Memang kalau prestasi ekonomi itu lantas disandingkan dengan fakta bahwa ada sekian orang rakyat Indonesia masih berkekurangan dari segi papan, pangan, dan pendidikan, tentu kekurangan ini tidak boleh men-discourage keberhasilan yang sudah dicapai.
Sebagai perbandingan, perekonomian China tumbuh rata-rata 10 persen setiap tahunnya. Namun jumlah pengangguran di China tetap terbilang tinggi, berkisar 9,5 persen. Kenapa ini bisa terjadi? Karena memang hasil kebijakan pembangunan bidang ekonomi tidak serta merta bisa diserap atau dinikmati oleh seluruh lapisan masyarakat secara individual.
Jumlah penduduk China sekitar 1,6 miliar jiwa dengan jumlah usia kerja sekitar 800 juta jiwa, sementara angka pengangguran berkisar 80-90 juta orang. Inilah yang menjadi pemikiran pemerintah China bagaimana dapat memperluas daya serap hasil pembangunan ekonomi kepada seluruh warganya.
Bukti bahwa prestasi ekonomi Indonesia sudah berada pada jalur yang benar diakui oleh Bank Dunia. Lembaga internasional ini terus memuji Indonesia dengan pertumbuhan ekonomi terus naik dari tahun ke tahun. Ini menunjukkan dunia internasional mengakui, secara ekonomi Indonesia memang kuat.

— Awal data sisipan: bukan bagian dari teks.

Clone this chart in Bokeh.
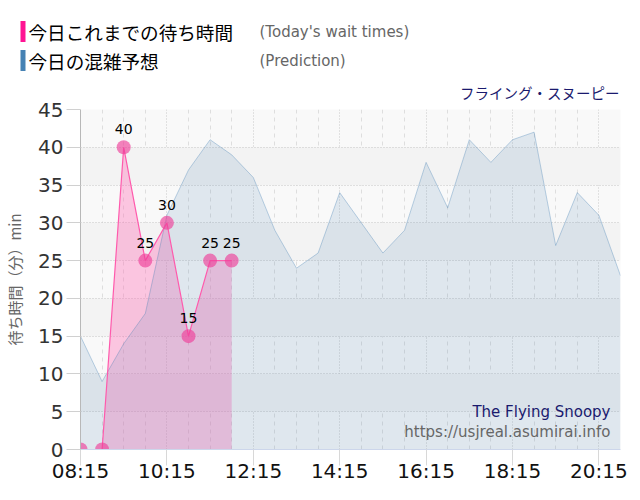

Bank dunia mengakui, pertumbuhan ekonomi itu tidak lepas dari para investor. Sebagai bangsa Indonesia, kita harus bangga di tengah krisis global, kita dianggap sebagai negara tangguh dan selalu lepas dari jerat krisis. Semoga kedepan pemerintah melalui tim ekonomi terus bekerja keras, harus optimistis menatap kedepan harus lebih baik. Sehingga hasil pembangunan ekonomi makin tersebar merata dinikmati oleh seluruh rakyat di seluruh pelosok Tanah Air.